In case you haven’t heard, artificial baby milk increases the risk of Sudden Infant Death Syndrome, obesity and certain kinds of cancer. Formula-fed children are also at risk for contracting a long list of illnesses that might otherwise be squashed by immunities in breast milk. Among the many differences between artificial baby milk and breast milk, there is one big difference that is often overlooked: flavor.
In my Certified Lactation Counselor (CLC) training, I remember learning that children were likely to nurse longer if their mothers had recently consumed garlic. Breast milk never ceases to amaze me; especially when it’s garlic-flavored!
As a member and director emeritus of the Monell Science Apprenticeship Program, a non-profit institute in Philadelphia, Dr. Julie Mennella has been conducting flavor learning research for more than two decades.
Dr. Mennella’s research “focuses on the development of food and flavor preferences in humans and the effects of alcohol and tobacco on women’s health and infant development.” (Retrieved from http://www.monell.org/faculty/people/mennella).
“Every baby is living in their own sensory world when they are breastfed,” Dr.
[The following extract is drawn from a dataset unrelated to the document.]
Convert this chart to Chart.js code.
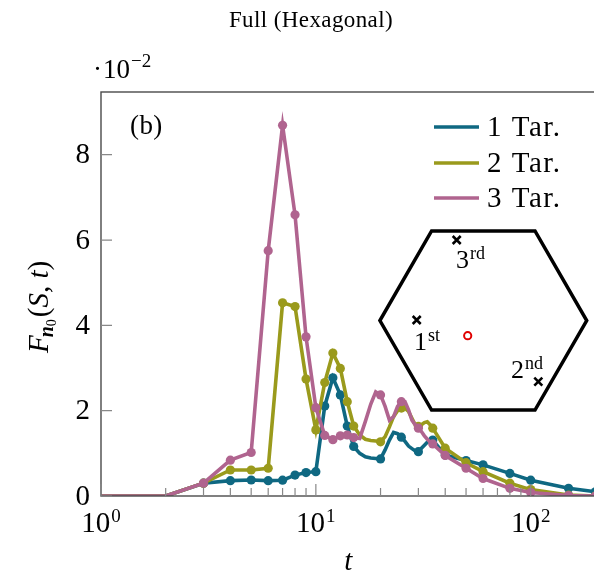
<!DOCTYPE html>
<html>
<head>
<meta charset="utf-8">
<script src="https://cdn.jsdelivr.net/npm/chart.js@4.4.0/dist/chart.umd.min.js"></script>
<style>
  html, body { margin: 0; padding: 0; background: #fff; overflow: hidden; }
  #wrap { width: 594px; height: 575px; overflow: hidden; }
</style>
</head>
<body>
<div id="wrap"><canvas id="chart" width="600" height="575"></canvas></div>
<script>
// time steps (log axis)
const tVals = [1,2,3,4,5,6,7,8,9,10,11,12,13,14,15,16,17,18,19,20,21,22,23,24,25,26,27,28,29,30,31,32,33,34,35,40,50,60,80,100,150,200];
// steps that carry a marker
const markedT = [3,4,5,6,7,8,9,10,11,12,13,14,15,20,25,30,35,40,50,60,80,100,150,200];

// values in units of 1e-2
const tar1 = [0,0,0.30,0.36,0.375,0.36,0.37,0.49,0.55,0.57,2.11,2.77,2.37,1.64,
  1.16,1.0,0.92,0.89,0.88,0.87,1.08,1.31,1.49,1.46,1.38,1.28,1.17,1.11,1.06,1.04,1.12,1.19,1.26,1.29,1.31,
  0.96,0.83,0.73,0.53,0.37,0.18,0.1];
const tar2 = [0,0,0.30,0.61,0.61,0.65,4.53,4.44,2.74,1.55,2.66,3.35,2.99,2.21,
  1.64,1.43,1.33,1.30,1.29,1.27,1.39,1.62,1.86,2.0,2.06,2.06,1.98,1.82,1.67,1.63,1.67,1.72,1.74,1.67,1.59,
  1.12,0.78,0.57,0.30,0.15,0.02,0];
const tar3 = [0,0,0.30,0.84,1.02,5.75,8.69,6.59,3.73,2.07,1.42,1.32,1.41,1.43,
  1.37,1.35,1.75,2.15,2.44,2.37,2.1,1.78,1.86,2.1,2.21,2.21,2.02,1.78,1.67,1.59,1.51,1.41,1.33,1.27,1.22,
  0.95,0.65,0.41,0.18,0.08,0.01,0];

const labels = ['1 Tar.', '2 Tar.', '3 Tar.'];
const colors = ['#0f6882', '#9a9a1c', '#b0648f'];
const yTicks = [0, 2, 4, 6, 8];
const xDecades = [0, 1, 2];

const SERIF = '"Liberation Serif", "DejaVu Serif", serif';

function series(vals, i) {
  return {
    label: labels[i],
    data: tVals.map((t, k) => ({ x: t, y: vals[k] })),
    borderColor: colors[i],
    backgroundColor: colors[i],
    borderWidth: 3.6,
    pointRadius: c => markedT.includes(tVals[c.dataIndex]) ? 4.6 : 0,
    pointBorderWidth: 0,
    tension: 0,
    order: 2 - i
  };
}

// axes decorations, ticks, labels, legend and the hexagon inset
const extras = {
  id: 'extras',
  afterDraw(chart) {
    const ctx = chart.ctx;
    const a = chart.chartArea;
    const x = chart.scales.x, y = chart.scales.y;
    ctx.save();

    // frame
    ctx.strokeStyle = '#4a4a4a';
    ctx.lineWidth = 1.4;
    ctx.strokeRect(a.left, a.top, a.right - a.left, a.bottom - a.top);

    // ticks, inward
    ctx.strokeStyle = '#888';
    ctx.lineWidth = 1.2;
    ctx.beginPath();
    yTicks.forEach(v => {
      const py = y.getPixelForValue(v);
      ctx.moveTo(a.left, py); ctx.lineTo(a.left + 11, py);
    });
    for (let d = 0; d <= 2; d++) {
      for (let m = 1; m <= 9; m++) {
        const v = m * Math.pow(10, d);
        if (v > x.max) break;
        const px = x.getPixelForValue(v);
        ctx.moveTo(px, a.bottom); ctx.lineTo(px, a.bottom - (m === 1 ? 12 : 8));
      }
    }
    ctx.stroke();

    ctx.fillStyle = '#000';
    // y tick labels
    ctx.font = '29px ' + SERIF;
    ctx.textAlign = 'right';
    ctx.textBaseline = 'middle';
    yTicks.forEach(v => ctx.fillText(String(v), 90, y.getPixelForValue(v) + 1));

    // x tick labels 10^k
    ctx.textBaseline = 'alphabetic';
    ctx.textAlign = 'left';
    xDecades.forEach(k => {
      const px = x.getPixelForValue(Math.pow(10, k));
      ctx.font = '29px ' + SERIF;
      const w1 = ctx.measureText('10').width;
      ctx.font = '19px ' + SERIF;
      const w2 = ctx.measureText(String(k)).width;
      const x0 = px - (w1 + w2 + 1) / 2;
      ctx.font = '29px ' + SERIF;
      ctx.fillText('10', x0, 532);
      ctx.font = '19px ' + SERIF;
      ctx.fillText(String(k), x0 + w1 + 1, 522);
    });

    // x axis title
    ctx.font = 'italic 29px ' + SERIF;
    ctx.textAlign = 'center';
    ctx.fillText('t', (a.left + a.right) / 2, 570);

    // scale factor
    ctx.textAlign = 'left';
    ctx.font = '27px ' + SERIF;
    ctx.fillText('\u00b7', 93, 78);
    ctx.fillText('10', 103, 78);
    ctx.font = '19px ' + SERIF;
    ctx.fillText('\u22122', 131, 67);

    // title
    ctx.font = '23px ' + SERIF;
    ctx.textAlign = 'center';
    ctx.letterSpacing = '0.4px';
    ctx.fillText('Full (Hexagonal)', 311, 27);

    // panel label
    ctx.textAlign = 'left';
    ctx.font = '27px ' + SERIF;
    ctx.fillText('(b)', 130, 134);

    // y axis title, rotated
    ctx.letterSpacing = '0px';
    ctx.save();
    ctx.translate(48, 353);
    ctx.rotate(-Math.PI / 2);
    let cx = 0;
    const piece = (txt, font, dy) => {
      ctx.font = font;
      ctx.fillText(txt, cx, dy);
      cx += ctx.measureText(txt).width;
    };
    piece('F', 'italic 29px ' + SERIF, 0);
    cx -= 2;
    piece('n', 'bold italic 20px ' + SERIF, 5);
    piece('0', '14px ' + SERIF, 8);
    cx += 2;
    piece('(', '29px ' + SERIF, 0);
    piece('S', 'italic 29px ' + SERIF, 0);
    piece(', ', '29px ' + SERIF, 0);
    piece('t', 'italic 29px ' + SERIF, 0);
    piece(')', '29px ' + SERIF, 0);
    ctx.restore();

    // legend
    const ly = [127, 163, 198];
    ctx.letterSpacing = '1.5px';
    labels.forEach((lab, i) => {
      ctx.strokeStyle = colors[i];
      ctx.lineWidth = 3.6;
      ctx.beginPath();
      ctx.moveTo(434, ly[i]); ctx.lineTo(479, ly[i]);
      ctx.stroke();
      ctx.fillStyle = '#000';
      ctx.font = '29px ' + SERIF;
      ctx.textBaseline = 'middle';
      ctx.fillText(lab, 487, ly[i] + 1);
    });
    ctx.letterSpacing = '0px';
    ctx.textBaseline = 'alphabetic';

    // hexagon inset
    const hx = 483.3, hy = 320.5, r = 103.4;
    ctx.strokeStyle = '#000';
    ctx.lineWidth = 3.5;
    ctx.lineJoin = 'miter';
    ctx.beginPath();
    for (let k = 0; k < 6; k++) {
      const ang = Math.PI / 3 * k;
      const px = hx + r * Math.cos(ang), py = hy + r * Math.sin(ang);
      if (k === 0) ctx.moveTo(px, py); else ctx.lineTo(px, py);
    }
    ctx.closePath();
    ctx.stroke();

    const cross = (px, py) => {
      ctx.lineWidth = 2.6;
      ctx.beginPath();
      ctx.moveTo(px - 4, py - 4); ctx.lineTo(px + 4, py + 4);
      ctx.moveTo(px + 4, py - 4); ctx.lineTo(px - 4, py + 4);
      ctx.stroke();
    };
    cross(hx - 26.6, hy - 80.5);
    cross(hx - 66.6, hy - 0.5);
    cross(hx + 55, hy + 61.2);

    const ord = (num, sup, px, py) => {
      ctx.font = '26px ' + SERIF;
      ctx.fillText(num, px, py);
      const w = ctx.measureText(num).width;
      ctx.font = '18px ' + SERIF;
      ctx.fillText(sup, px + w + 1, py - 9);
    };
    ctx.fillStyle = '#000';
    ord('3', 'rd', 456, 268);
    ord('1', 'st', 414, 350);
    ord('2', 'nd', 511, 378);

    ctx.strokeStyle = '#e00000';
    ctx.lineWidth = 2;
    ctx.beginPath();
    ctx.arc(hx - 15.6, hy + 15.2, 3.6, 0, Math.PI * 2);
    ctx.stroke();

    ctx.restore();
  }
};

new Chart(document.getElementById('chart'), {
  type: 'line',
  data: { datasets: [series(tar1, 0), series(tar2, 1), series(tar3, 2)] },
  options: {
    responsive: false,
    animation: false,
    devicePixelRatio: 1,
    layout: { padding: { left: 101, top: 92, right: 4, bottom: 79 } },
    scales: {
      x: {
        type: 'logarithmic', min: 1, max: 200,
        ticks: { display: false },
        grid: { display: false, drawTicks: false },
        border: { display: false }
      },
      y: {
        min: 0, max: 9.47,
        ticks: { display: false },
        grid: { display: false, drawTicks: false },
        border: { display: false }
      }
    },
    plugins: { legend: { display: false }, tooltip: { enabled: false } }
  },
  plugins: [extras]
});
</script>
</body>
</html>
Mennella says. “It’s unique food that that mom has made for that baby.”
Differently, artificial baby milk although available in many varieties, presents static flavor.
“That constant flavor doesn’t reflect the culture they will grow up in,” Dr. Mennella says of formula-fed children.
Greater implications
Unfamiliarity with the flavors of one’s culture and consequential unacceptance of certain foods has considerable implications.
As Dr. Mennella and Dr. Gary K. Beauchamp put it in their 2011 article entitled Flavor Perception in Human Infants: Development and Functional Significance, “both before and after birth, humans are exposed to a bewildering variety of flavors that influence subsequent liking and choice.”
Their research suggests that taste and olfactory systems operate in utero within the amniotic fluid and that breast milk serves as a sort of flavor bridge to the time of weaning.
Because the food we consume directly impacts our health, it is important to note that an infant who develops a “taste” for salty, sweet and fatty foods over fruits and vegetables will have a greater risk for diabetes, hypertension, cardiovascular disease and some cancers according to Mennella’s and Beauchamp’s Flavor Perception in Human Infants article.
Dr. Mennella explains that the breastfed baby exposed to an abundance of flavors is at an advantage once weaned.
“What moms eat are typically what babies end up eating,” Dr. Mennella says. She highlights the importance of a varied diet for pregnant and lactating women.
A breastfed baby experiences textural variations such as viscosity and mouth coating as well so “breastfeeding provides an even richer variation in oral sensory stimulation” as stated in Flavor Perception in Human Infants.
Dr. Mennella says formula companies are only able to add flavoring to follow-on formulas at which point she says it is too late to stimulate flavor detection.
Benefits a plenty
Flavor learning research does not only point to future variation in diets. In The chemical senses and the development of flavor preferences in humans published in Hale and Hartmann’s Textbook of Human Lactation, Dr. Mennella cites the research of Frederick D. Provenza which shows that “learned food preferences are transmitted from [mammalian] mothers to their offspring, resulting in greater biodiversity.”
Provenza’s research also suggests that flavors transmitted through breast milk allow mammalian offspring to know what food is safe to eat through familiar flavoring once weaned.
More to discover, more to learn
Recently, Dr. Mennella has become interested in growth differences between breastfed and formula-fed infants.
“I’m shocked at how little we really do know,” she says.
Healthy Children Project’s upcoming 17th Annual Conference in Orlando will be an opportune time for Dr. Mennella to summarize some of the findings of basic flavor learning research and present some unanswered questions.
“How do we learn from basic biology to educate both mom and health professionals about the mystery of what’s happening early in life?” she asks. “We’re beginning to have evidence that it’s setting the stage for many things to come.”
Sources:
Mennella, J. A. (2007). The chemical senses and the development of flavor preferences in humans. In P.E.Hartmann & T. Hale (Eds.), Textbook on Human Lactation (pp. 403-414). Texas: Hale Publishing.
Beauchamp, Gary K., and Julie A. Mennella. “Flavor Perception in Human Infants: Development and Functional Significance .” Digestion . (2011): 1-5.